Task brief:
Check each line of the data for "matplotlib" and select those that have it.

═══

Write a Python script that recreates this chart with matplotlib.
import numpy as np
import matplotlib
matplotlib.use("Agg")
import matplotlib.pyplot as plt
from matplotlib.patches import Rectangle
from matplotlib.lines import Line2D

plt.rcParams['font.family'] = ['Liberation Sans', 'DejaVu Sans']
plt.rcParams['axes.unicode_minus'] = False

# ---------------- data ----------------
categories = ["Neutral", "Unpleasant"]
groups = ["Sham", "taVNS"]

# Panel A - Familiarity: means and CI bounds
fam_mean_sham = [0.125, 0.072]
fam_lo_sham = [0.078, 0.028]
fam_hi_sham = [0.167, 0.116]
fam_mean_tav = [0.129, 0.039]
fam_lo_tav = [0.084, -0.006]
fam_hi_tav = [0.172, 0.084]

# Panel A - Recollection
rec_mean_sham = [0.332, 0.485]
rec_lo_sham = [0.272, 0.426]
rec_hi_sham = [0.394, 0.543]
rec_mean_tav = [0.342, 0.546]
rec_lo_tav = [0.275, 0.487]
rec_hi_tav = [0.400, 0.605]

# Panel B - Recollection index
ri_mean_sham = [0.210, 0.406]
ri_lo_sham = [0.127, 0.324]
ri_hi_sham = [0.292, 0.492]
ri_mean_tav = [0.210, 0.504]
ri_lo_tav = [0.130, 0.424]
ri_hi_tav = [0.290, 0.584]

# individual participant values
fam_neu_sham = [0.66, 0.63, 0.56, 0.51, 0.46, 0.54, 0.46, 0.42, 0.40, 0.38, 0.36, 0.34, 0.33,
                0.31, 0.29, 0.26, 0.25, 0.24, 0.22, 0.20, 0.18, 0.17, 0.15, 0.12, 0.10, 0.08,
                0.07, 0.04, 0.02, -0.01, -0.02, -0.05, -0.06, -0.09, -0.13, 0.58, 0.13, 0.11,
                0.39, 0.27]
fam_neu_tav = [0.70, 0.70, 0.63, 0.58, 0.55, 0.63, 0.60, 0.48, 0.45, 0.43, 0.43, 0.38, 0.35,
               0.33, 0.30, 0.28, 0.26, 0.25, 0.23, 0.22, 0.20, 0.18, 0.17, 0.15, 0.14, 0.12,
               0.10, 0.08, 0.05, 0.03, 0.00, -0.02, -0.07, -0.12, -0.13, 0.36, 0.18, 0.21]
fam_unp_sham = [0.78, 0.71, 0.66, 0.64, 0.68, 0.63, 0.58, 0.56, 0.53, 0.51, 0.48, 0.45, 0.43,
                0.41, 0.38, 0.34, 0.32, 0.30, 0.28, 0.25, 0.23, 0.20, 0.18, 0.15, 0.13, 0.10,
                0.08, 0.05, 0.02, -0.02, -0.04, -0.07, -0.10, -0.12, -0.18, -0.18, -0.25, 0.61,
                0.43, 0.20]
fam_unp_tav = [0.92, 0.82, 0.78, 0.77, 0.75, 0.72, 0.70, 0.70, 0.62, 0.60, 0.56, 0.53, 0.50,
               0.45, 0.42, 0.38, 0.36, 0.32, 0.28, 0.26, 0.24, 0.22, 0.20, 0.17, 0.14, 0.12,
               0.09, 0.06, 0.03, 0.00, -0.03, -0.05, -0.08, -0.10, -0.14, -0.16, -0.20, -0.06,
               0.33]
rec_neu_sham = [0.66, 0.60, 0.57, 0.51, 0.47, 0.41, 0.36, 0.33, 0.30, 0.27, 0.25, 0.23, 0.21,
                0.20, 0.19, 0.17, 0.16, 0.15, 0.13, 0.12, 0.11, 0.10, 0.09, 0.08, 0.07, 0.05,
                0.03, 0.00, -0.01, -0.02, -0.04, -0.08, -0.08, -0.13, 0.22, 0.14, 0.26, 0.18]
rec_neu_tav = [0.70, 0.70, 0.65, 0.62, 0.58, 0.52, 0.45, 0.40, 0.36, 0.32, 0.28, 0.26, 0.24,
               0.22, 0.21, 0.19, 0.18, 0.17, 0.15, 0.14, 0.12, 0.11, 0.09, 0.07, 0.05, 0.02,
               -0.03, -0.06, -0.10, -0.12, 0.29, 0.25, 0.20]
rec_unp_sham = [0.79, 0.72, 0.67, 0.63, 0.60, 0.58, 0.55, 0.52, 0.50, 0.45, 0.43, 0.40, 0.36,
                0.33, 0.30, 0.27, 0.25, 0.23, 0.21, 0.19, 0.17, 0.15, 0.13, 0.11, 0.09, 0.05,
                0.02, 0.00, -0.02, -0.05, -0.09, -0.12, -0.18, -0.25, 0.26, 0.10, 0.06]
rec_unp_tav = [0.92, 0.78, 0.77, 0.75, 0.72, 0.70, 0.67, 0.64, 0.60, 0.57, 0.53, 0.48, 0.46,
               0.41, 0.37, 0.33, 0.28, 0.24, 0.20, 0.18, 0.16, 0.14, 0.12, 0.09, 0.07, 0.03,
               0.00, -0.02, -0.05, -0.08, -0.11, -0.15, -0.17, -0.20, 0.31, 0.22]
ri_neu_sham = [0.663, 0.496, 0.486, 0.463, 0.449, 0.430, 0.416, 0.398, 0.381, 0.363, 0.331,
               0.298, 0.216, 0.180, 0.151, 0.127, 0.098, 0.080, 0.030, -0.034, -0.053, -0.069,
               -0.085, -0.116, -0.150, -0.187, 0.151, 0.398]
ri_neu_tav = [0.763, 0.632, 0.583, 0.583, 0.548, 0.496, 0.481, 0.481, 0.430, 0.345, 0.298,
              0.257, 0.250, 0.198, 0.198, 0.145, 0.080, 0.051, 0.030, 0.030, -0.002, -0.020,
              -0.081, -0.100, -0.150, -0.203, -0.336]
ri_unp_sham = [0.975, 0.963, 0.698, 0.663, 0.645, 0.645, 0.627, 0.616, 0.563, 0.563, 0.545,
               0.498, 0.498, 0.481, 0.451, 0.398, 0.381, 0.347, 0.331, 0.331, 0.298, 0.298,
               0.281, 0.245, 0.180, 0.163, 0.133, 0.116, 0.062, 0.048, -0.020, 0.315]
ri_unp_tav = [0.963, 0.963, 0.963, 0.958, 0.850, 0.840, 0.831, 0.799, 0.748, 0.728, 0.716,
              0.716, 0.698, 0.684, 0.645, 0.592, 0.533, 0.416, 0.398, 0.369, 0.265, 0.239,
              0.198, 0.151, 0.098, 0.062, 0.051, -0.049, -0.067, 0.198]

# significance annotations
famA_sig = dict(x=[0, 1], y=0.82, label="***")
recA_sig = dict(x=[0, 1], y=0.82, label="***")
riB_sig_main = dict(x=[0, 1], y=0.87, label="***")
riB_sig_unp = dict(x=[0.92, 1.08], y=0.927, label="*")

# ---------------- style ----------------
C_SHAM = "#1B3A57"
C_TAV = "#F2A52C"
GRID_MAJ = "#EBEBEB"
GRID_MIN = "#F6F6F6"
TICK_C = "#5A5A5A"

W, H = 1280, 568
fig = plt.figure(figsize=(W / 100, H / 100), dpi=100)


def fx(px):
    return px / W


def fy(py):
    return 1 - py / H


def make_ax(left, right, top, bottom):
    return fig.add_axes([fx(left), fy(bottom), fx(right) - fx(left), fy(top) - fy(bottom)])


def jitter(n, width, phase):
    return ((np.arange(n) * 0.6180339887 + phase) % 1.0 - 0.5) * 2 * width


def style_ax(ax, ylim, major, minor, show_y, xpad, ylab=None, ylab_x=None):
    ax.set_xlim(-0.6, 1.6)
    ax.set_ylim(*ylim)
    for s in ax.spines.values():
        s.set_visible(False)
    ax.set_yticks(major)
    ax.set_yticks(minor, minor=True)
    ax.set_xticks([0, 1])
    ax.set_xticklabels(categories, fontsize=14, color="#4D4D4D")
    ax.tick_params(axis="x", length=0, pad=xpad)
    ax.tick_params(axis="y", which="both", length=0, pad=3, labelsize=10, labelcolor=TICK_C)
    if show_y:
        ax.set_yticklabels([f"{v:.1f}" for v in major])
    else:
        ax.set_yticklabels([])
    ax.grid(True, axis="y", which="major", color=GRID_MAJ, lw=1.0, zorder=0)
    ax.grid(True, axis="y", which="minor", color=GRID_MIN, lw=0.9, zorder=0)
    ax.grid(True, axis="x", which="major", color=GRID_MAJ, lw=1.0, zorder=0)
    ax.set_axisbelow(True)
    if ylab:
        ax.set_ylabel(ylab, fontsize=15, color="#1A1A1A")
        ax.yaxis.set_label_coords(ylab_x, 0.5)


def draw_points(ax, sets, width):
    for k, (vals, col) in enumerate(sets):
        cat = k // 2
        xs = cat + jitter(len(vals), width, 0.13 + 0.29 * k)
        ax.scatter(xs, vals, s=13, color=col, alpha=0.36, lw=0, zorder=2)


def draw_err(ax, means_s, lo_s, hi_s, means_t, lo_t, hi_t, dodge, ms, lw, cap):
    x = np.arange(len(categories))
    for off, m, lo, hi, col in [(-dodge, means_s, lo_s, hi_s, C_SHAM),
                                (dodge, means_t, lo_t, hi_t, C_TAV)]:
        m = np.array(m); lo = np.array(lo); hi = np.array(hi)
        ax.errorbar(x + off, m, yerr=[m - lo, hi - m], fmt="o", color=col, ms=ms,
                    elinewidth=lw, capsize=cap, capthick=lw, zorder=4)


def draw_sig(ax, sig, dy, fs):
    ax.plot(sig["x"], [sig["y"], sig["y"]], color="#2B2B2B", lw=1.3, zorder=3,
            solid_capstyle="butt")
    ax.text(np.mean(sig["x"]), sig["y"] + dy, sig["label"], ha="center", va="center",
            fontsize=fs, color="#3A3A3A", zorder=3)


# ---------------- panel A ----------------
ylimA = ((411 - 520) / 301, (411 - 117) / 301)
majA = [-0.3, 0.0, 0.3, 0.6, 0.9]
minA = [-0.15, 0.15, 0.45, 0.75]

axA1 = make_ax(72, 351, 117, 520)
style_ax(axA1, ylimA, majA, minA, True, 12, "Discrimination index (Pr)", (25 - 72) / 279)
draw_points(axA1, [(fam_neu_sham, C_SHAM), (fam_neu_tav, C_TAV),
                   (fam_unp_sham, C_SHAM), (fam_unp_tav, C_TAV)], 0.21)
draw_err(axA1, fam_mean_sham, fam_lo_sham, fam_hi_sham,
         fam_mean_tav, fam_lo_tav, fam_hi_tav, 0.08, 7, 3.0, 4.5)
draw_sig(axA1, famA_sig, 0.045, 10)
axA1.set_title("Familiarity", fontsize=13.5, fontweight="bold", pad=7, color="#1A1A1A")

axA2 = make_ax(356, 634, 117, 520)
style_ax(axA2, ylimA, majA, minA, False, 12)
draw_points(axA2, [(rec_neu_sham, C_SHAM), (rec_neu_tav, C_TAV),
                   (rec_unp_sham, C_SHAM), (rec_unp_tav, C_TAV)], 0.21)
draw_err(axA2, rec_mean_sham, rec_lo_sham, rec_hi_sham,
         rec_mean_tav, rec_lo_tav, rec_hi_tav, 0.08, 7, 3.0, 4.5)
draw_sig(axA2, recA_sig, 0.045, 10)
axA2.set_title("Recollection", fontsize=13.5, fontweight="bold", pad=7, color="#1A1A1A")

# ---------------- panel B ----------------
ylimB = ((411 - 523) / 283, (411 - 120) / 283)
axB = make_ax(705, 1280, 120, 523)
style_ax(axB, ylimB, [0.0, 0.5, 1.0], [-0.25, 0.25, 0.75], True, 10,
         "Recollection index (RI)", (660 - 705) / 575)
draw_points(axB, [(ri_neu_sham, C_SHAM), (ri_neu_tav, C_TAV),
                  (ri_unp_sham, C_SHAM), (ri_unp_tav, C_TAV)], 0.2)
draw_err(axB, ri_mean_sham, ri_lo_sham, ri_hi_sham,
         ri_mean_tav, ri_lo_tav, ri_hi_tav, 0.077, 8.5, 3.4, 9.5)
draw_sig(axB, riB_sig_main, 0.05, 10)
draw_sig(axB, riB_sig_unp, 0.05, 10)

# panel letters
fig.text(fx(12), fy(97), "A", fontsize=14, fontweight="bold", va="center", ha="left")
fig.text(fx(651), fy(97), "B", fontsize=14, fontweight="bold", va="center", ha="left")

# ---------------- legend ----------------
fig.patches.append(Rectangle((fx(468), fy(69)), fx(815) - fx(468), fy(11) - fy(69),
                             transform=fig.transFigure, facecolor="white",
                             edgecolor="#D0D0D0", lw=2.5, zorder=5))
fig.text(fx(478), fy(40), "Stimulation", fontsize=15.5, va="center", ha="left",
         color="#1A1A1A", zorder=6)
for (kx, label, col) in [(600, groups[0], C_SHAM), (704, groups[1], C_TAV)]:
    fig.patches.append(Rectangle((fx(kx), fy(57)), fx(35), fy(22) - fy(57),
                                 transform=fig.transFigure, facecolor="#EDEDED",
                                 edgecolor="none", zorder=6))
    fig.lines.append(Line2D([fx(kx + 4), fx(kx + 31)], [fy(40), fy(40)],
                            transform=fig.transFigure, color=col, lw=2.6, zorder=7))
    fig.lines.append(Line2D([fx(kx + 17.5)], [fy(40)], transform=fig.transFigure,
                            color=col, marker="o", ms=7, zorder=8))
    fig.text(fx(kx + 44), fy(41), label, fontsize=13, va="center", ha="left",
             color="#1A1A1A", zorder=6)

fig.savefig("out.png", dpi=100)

═══

Exercise answer:
Write a Python script that recreates this chart with matplotlib.
import matplotlib
matplotlib.use("Agg")
import matplotlib.pyplot as plt
from matplotlib.patches import Rectangle
from matplotlib.lines import Line2D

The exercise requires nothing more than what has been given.